Patrick L. Marcos , Dana Justine D. Pacatang
doi.org/10.36647/TTACA/04.01.A003
Abstract : Support Vector Machines (SVM) have shown strong performance in various classification tasks. However, SVM's performance deteriorates when faced with high-dimensional data due to the curse of dimensionality, where the increasing number of features reduces the model’s ability to generalize and increases computational complexity. This study addressed this challenge by using an enhanced SVM model that incorporates a Term Frequency-Inverse Document Frequency - Class Variance (TF-IDF-CV) feature extraction method applied in spam email classification. Unlike traditional methods, TF-IDF-CV considers class variance during feature extraction, which helps mitigate the negative effects of high-dimensional data.
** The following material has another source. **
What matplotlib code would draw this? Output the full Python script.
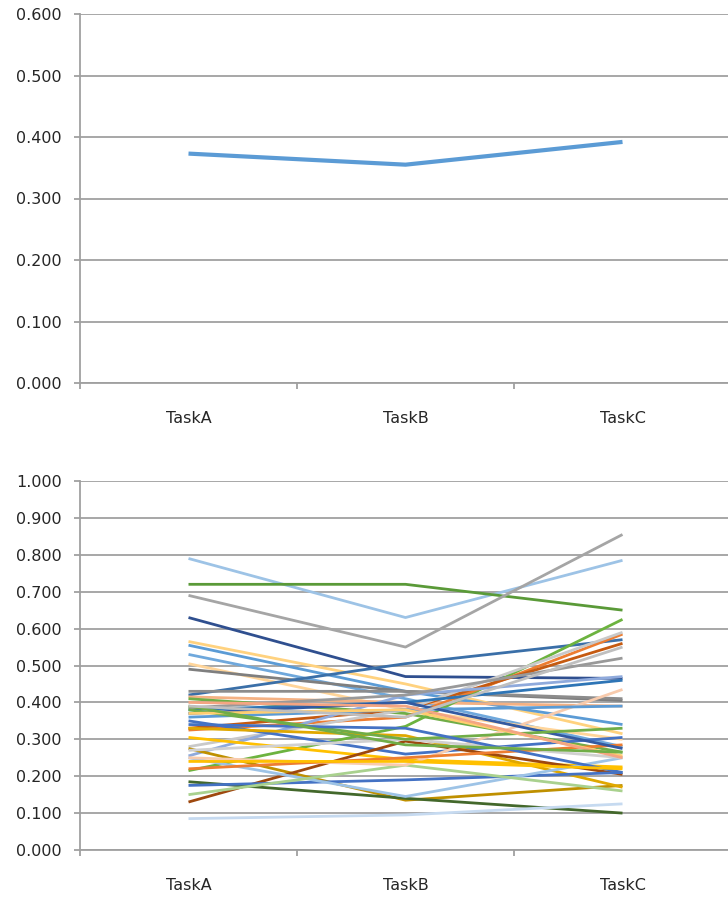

Experimental results demonstrate that the enhanced SVM outperforms traditional feature extraction techniques, including TF-IDF, Bag of Words, and Word2Vec, achieving an accuracy of 99.42%, precision of 99.43%, recall of 99.42%, and an F1-score of 99.42%. These results highlight the model’s improved robustness and reliability, making it a promising solution for accurate and efficient spam detection in high-dimensional datasets.
Keyword : Classification, Curse of Dimensionality, Feature Extraction, High-Dimensional Data, Machine Learning, Support Vector Machine, TF-IDF.